Your objective - In the lines below, output everything from the first line through the line containing "const seriesColors = ['#1f77b4', '#ff7f0e', '#2ca02c'];" exactly as it is. Pictures are not part of the output.
╭─ Given material
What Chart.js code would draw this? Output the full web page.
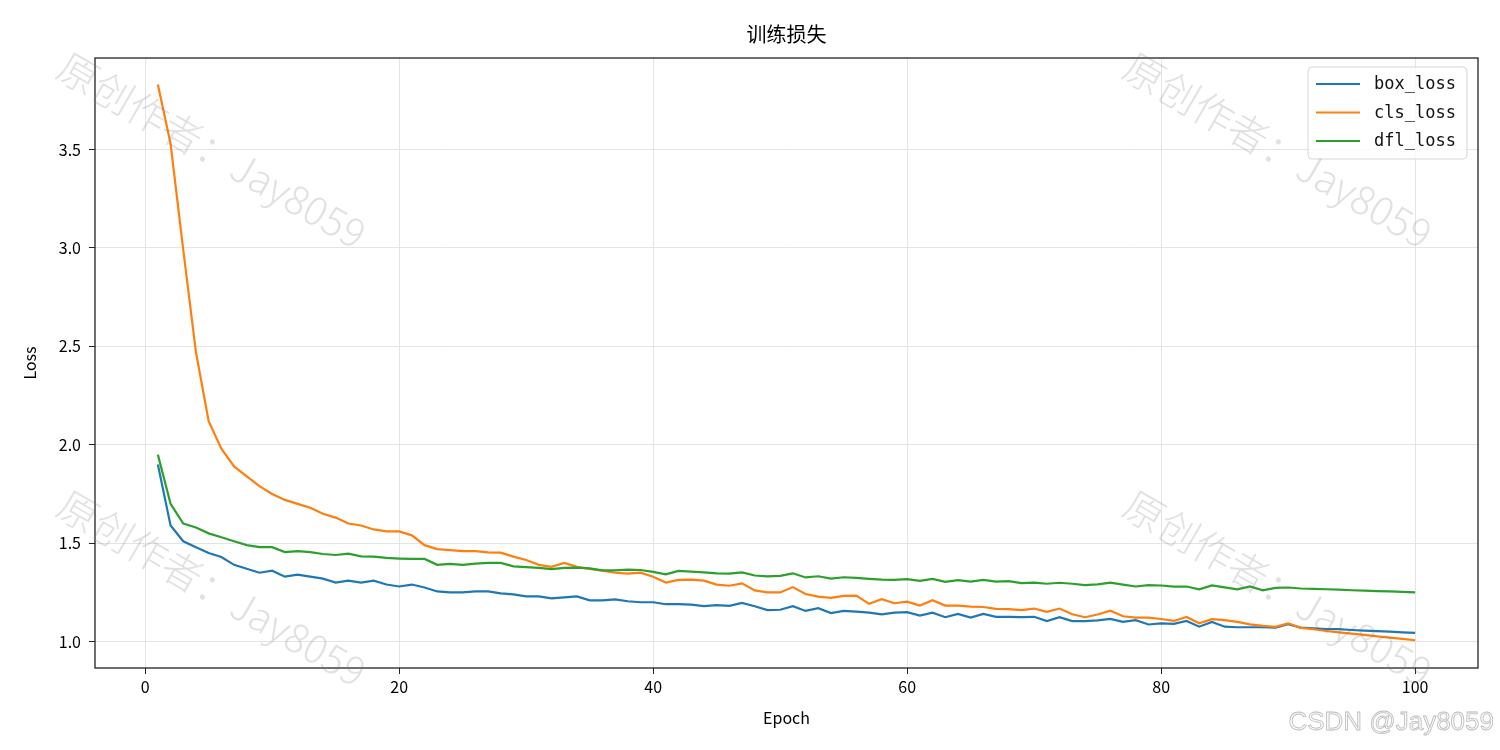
<!DOCTYPE html>
<html>
<head>
<meta charset="utf-8">
<script src="https://cdn.jsdelivr.net/npm/chart.js@4.4.1/dist/chart.umd.min.js"></script>
<style>
  body { margin: 0; background: #fff; }
  #wrap { width: 1500px; height: 750px; }
</style>
</head>
<body>
<div id="wrap"><canvas id="chart" width="1500" height="750"></canvas></div>
<script>
// epochs 1..100
const epochs = Array.from({ length: 100 }, (_, i) => i + 1);

const seriesNames = ['box_loss', 'cls_loss', 'dfl_loss'];
const seriesColors = ['#1f77b4', '#ff7f0e', '#2ca02c'];

const boxLoss = [
    1.90, 1.59, 1.51, 1.48, 1.45, 1.43, 1.39, 1.37, 1.35, 1.36,
    1.33, 1.34, 1.33, 1.32, 1.30, 1.31, 1.30, 1.31, 1.29, 1.28,
    1.29, 1.275, 1.255, 1.25, 1.25, 1.255, 1.255, 1.245, 1.24, 1.23,
    1.23, 1.22, 1.225, 1.23, 1.21, 1.21, 1.215, 1.205, 1.20, 1.20,
    1.19, 1.19, 1.188, 1.18, 1.185, 1.182, 1.197, 1.18, 1.16, 1.162,
    1.18, 1.156, 1.17, 1.145, 1.156, 1.152, 1.147, 1.138, 1.147, 1.15,
    1.132, 1.147, 1.124, 1.141, 1.122, 1.141, 1.126, 1.126, 1.124, 1.126,
    1.104, 1.124, 1.104, 1.104, 1.108, 1.115, 1.10, 1.109, 1.087, 1.093,
    1.090, 1.105, 1.076, 1.100, 1.076, 1.073, 1.073, 1.073, 1.071, 1.088,
    1.071, 1.068, 1.064, 1.063, 1.059, 1.056, 1.053, 1.051, 1.047, 1.044
];
const clsLoss = [
    3.83, 3.53, 2.99, 2.47, 2.12, 1.98, 1.89, 1.84, 1.79, 1.75,
    1.72, 1.70, 1.68, 1.65, 1.63, 1.60, 1.59, 1.57, 1.56, 1.56,
    1.54, 1.49, 1.47, 1.465, 1.46, 1.46, 1.453, 1.452, 1.432, 1.415,
    1.39, 1.38, 1.40, 1.38, 1.37, 1.36, 1.35, 1.345, 1.35, 1.33,
    1.30, 1.314, 1.315, 1.31, 1.29, 1.284, 1.296, 1.26, 1.25, 1.25,
    1.277, 1.242, 1.229, 1.222, 1.232, 1.234, 1.192, 1.216, 1.195, 1.203,
    1.183, 1.210, 1.183, 1.183, 1.178, 1.176, 1.166, 1.165, 1.160, 1.168,
    1.151, 1.168, 1.139, 1.124, 1.138, 1.157, 1.129, 1.122, 1.122, 1.115,
    1.105, 1.125, 1.093, 1.114, 1.109, 1.100, 1.088, 1.080, 1.075, 1.093,
    1.070, 1.063, 1.054, 1.047, 1.041, 1.034, 1.027, 1.020, 1.014, 1.007
];
const dflLoss = [
    1.95, 1.70, 1.60, 1.58, 1.55, 1.53, 1.51, 1.49, 1.48, 1.48,
    1.455, 1.46, 1.455, 1.445, 1.44, 1.447, 1.433, 1.432, 1.425, 1.422,
    1.42, 1.42, 1.39, 1.395, 1.39, 1.396, 1.40, 1.40, 1.382, 1.378,
    1.375, 1.368, 1.375, 1.376, 1.372, 1.362, 1.362, 1.366, 1.364, 1.354,
    1.342, 1.359, 1.356, 1.352, 1.347, 1.345, 1.352, 1.336, 1.331, 1.334,
    1.347, 1.326, 1.332, 1.32, 1.327, 1.324, 1.319, 1.315, 1.314, 1.317,
    1.309, 1.319, 1.304, 1.312, 1.305, 1.314, 1.305, 1.307, 1.297, 1.300,
    1.294, 1.299, 1.294, 1.287, 1.291, 1.300, 1.290, 1.280, 1.287, 1.285,
    1.279, 1.280, 1.266, 1.286, 1.276, 1.266, 1.280, 1.261, 1.273, 1.275,
    1.270, 1.268, 1.266, 1.264, 1.261, 1.259, 1.257, 1.255, 1.253, 1.250
];

const xTicks = [0, 20, 40, 60, 80, 100];
const yTicks = [1.0, 1.5, 2.0, 2.5, 3.0, 3.5];

const CJK = '"Noto Sans CJK SC", "Noto Sans", sans-serif';
const MONO = '"DejaVu Sans Mono", monospace';

const toPoints = (values) => epochs.map((e, i) => ({ x: e, y: values[i] }));
const allSeries = [boxLoss, clsLoss, dflLoss];

const datasets = allSeries.map((values, i) => ({
    label: seriesNames[i],
    data: toPoints(values),
    borderColor: seriesColors[i],
    backgroundColor: seriesColors[i],
    borderWidth: 2.2,
    pointRadius: 0,
    tension: 0,
    order: allSeries.length - i,  // later series on top, like matplotlib
}));

// full black frame around the axes
const framePlugin = {
    id: 'frame',
    afterDatasetsDraw(chart) {
        const { ctx, chartArea: a } = chart;
        ctx.save();
        ctx.strokeStyle = '#222';
        ctx.lineWidth = 1.3;
        ctx.strokeRect(a.left, a.top, a.right - a.left, a.bottom - a.top);
        ctx.restore();
    }
};

// matplotlib-like legend box in the upper right corner
const legendBoxPlugin = {
    id: 'legendBox',
    afterDraw(chart) {
        const { ctx, chartArea: a } = chart;
        const w = 159, h = 92;
        const x = a.right - 11 - w, y = a.top + 9;
        ctx.save();
        ctx.beginPath();
        ctx.roundRect(x, y, w, h, 4);
        ctx.fillStyle = 'rgba(255,255,255,0.8)';
        ctx.fill();
        ctx.strokeStyle = '#d6d6d6';
        ctx.lineWidth = 1;
        ctx.stroke();
        ctx.font = `17px ${MONO}`;
        ctx.textBaseline = 'middle';
        ctx.fillStyle = '#111';
        chart.data.datasets.forEach((ds, i) => {
            const ly = y + 17 + i * 28.5;
            ctx.strokeStyle = ds.borderColor;
            ctx.lineWidth = 2.2;
            ctx.beginPath();
            ctx.moveTo(x + 8, ly);
            ctx.lineTo(x + 52, ly);
            ctx.stroke();
            ctx.fillText(ds.label, x + 66, ly + 1);
        });
        ctx.restore();
    }
};

// watermarks
const watermarkPlugin = {
    id: 'watermark',
    afterDraw(chart) {
        const { ctx } = chart;
        ctx.save();
        ctx.fillStyle = 'rgba(120,120,120,0.22)';
        ctx.font = `300 40px ${CJK}`;
        ctx.textAlign = 'center';
        ctx.textBaseline = 'middle';
        [[212, 150], [1278, 150], [212, 588], [1278, 588]].forEach(([cx, cy]) => {
            ctx.save();
            ctx.translate(cx, cy);
            ctx.rotate(30 * Math.PI / 180);
            ctx.fillText('原创作者：Jay8059', 0, 0);
            ctx.restore();
        });
        ctx.font = '26px "Liberation Sans", Arial, sans-serif';
        ctx.textAlign = 'right';
        ctx.fillStyle = 'rgba(250,250,250,0.95)';
        ctx.strokeStyle = 'rgba(175,175,175,0.85)';
        ctx.lineWidth = 0.8;
        ctx.fillText('CSDN @Jay8059', 1494, 723);
        ctx.strokeText('CSDN @Jay8059', 1494, 723);
        ctx.restore();
    }
};

new Chart(document.getElementById('chart'), {
    type: 'line',
    data: { datasets },
    options: {
        responsive: false,
        animation: false,
        devicePixelRatio: 1,
        layout: { padding: { left: 0, right: 22, top: 0, bottom: 0 } },
        plugins: {
            legend: { display: false },
            tooltip: { enabled: false },
            title: {
                display: true,
                text: '训练损失',
                color: '#000',
                font: { family: CJK, size: 20, weight: 'normal' },
                padding: { top: 22, bottom: 12 },
                fullSize: false,
            },
        },
        scales: {
            x: {
                type: 'linear',
                min: -3.95,
                max: 104.95,
                afterBuildTicks: (s) => { s.ticks = xTicks.map(v => ({ value: v })); },
                afterFit: (s) => { s.height = 82; },
                ticks: {
                    color: '#000',
                    font: { family: CJK, size: 16 },
                    padding: 3,
                    maxRotation: 0,
                    callback: (v) => String(v),
                },
                grid: { color: '#e4e4e4', lineWidth: 1, tickColor: '#222', tickLength: 6 },
                border: { display: false },
                title: {
                    display: true,
                    text: 'Epoch',
                    color: '#000',
                    font: { family: CJK, size: 16 },
                    padding: { top: 4, bottom: 22 },
                },
            },
            y: {
                type: 'linear',
                min: 0.866,
                max: 3.965,
                afterBuildTicks: (s) => { s.ticks = yTicks.map(v => ({ value: v })); },
                afterFit: (s) => { s.width = 95; },
                ticks: {
                    color: '#000',
                    font: { family: CJK, size: 16 },
                    padding: 8,
                    callback: (v) => Number(v).toFixed(1),
                },
                grid: { color: '#e4e4e4', lineWidth: 1, tickColor: '#222', tickLength: 6 },
                border: { display: false },
                title: {
                    display: true,
                    text: 'Loss',
                    color: '#000',
                    font: { family: CJK, size: 16 },
                    padding: { top: 20, bottom: 0 },
                },
            },
        },
    },
    plugins: [framePlugin, legendBoxPlugin, watermarkPlugin],
});
</script>
</body>
</html>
╰─
Solution to this task -
What Chart.js code would draw this? Output the full web page.
<!DOCTYPE html>
<html>
<head>
<meta charset="utf-8">
<script src="https://cdn.jsdelivr.net/npm/chart.js@4.4.1/dist/chart.umd.min.js"></script>
<style>
  body { margin: 0; background: #fff; }
  #wrap { width: 1500px; height: 750px; }
</style>
</head>
<body>
<div id="wrap"><canvas id="chart" width="1500" height="750"></canvas></div>
<script>
// epochs 1..100
const epochs = Array.from({ length: 100 }, (_, i) => i + 1);

const seriesNames = ['box_loss', 'cls_loss', 'dfl_loss'];
const seriesColors = ['#1f77b4', '#ff7f0e', '#2ca02c'];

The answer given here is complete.